According to Dictionary.com, dial is a verb meaning "to make a telephone call to". Rob's note was on the origin of the word, from telephones with rotary dials, which are rarely seen or used now.

I looked up touch-tone (aka touchtone), but it's only listed as a noun - no verb form yet. (Although AT&T had us all reaching out and "touching" someone quite a while ago, no one ever says "touch 555-1212" - it's always "dial or call" the number.)


----------



## newsposter (Aug 18, 2002)

drew2k said:


> it's always "dial or call" the number.)

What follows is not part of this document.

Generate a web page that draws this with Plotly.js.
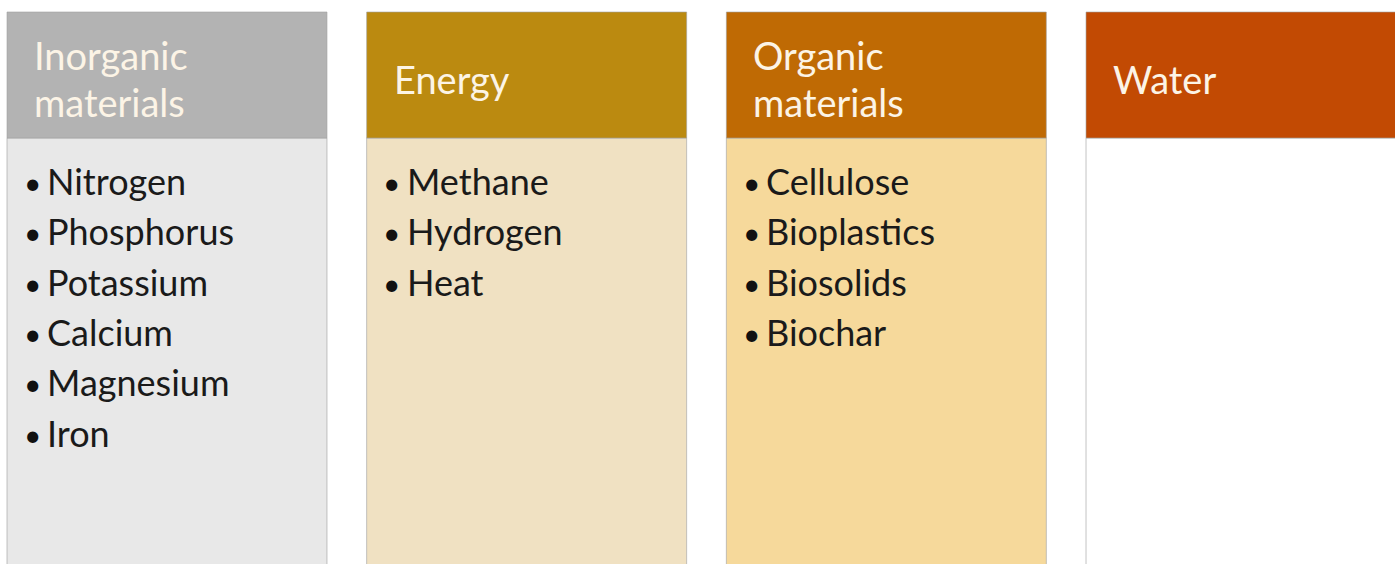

oh i thought call meant "honey it's time for dinner". I had no idea you could call a telephone


----------



## pkscout (Jan 11, 2003)

DeludedBuzz said:


> As for physical challenges, Ozzy ranks up there with Tom, Terry and Colby. Although I thought Tom single handedly pulled his tribe to victory over the other as well as dominating individual immunities. Ozzy however is probably by far the best ever overall (immunities and daily life.)


Folks seem to be forgetting that Jenna (the dark haired woman who's mom died during All-Stars), actually won more challenges her first time around then Colby did. And she actually won the game. So if you're going to list folks who dominated individual immunity, make sure you don't forget the one woman who did it and is second only to Ozzie (I think, but she's definitely in the top 4).


----------



## Mikkel_Knight (Aug 6, 2002)

Dssturbo1 said:


> glad jeff went so far as to make sure mentioning the size/ratio was kept consistant so not to screw the competion like they did last year with the skewed water bouy challenge.


Yet, he kept mentioning that what remained for them to stand on was just shy of a postcard so I'm not sure that after all the pieces were removed that the women didn't have a slight advantage...


----------



## Anubys (Jul 16, 2004)

Mikkel_Knight said:


> Yet, he kept mentioning that what remained for them to stand on was just shy of a postcard so I'm not sure that after all the pieces were removed that the women didn't have a slight advantage...


it looked a lot bigger than a postcard...it was about half the foot...but as I understand it, the size was different based on the original size of the foot...so it was fair...


----------



## hefe (Dec 5, 2000)

pkscout said:


> Folks seem to be forgetting that Jenna (the dark haired woman who's mom died during All-Stars), actually won more challenges her first time around then Colby did. And she actually won the game. So if you're going to list folks who dominated individual immunity, make sure you don't forget the one woman who did it and is second only to Ozzie (I think, but she's definitely in the top 4).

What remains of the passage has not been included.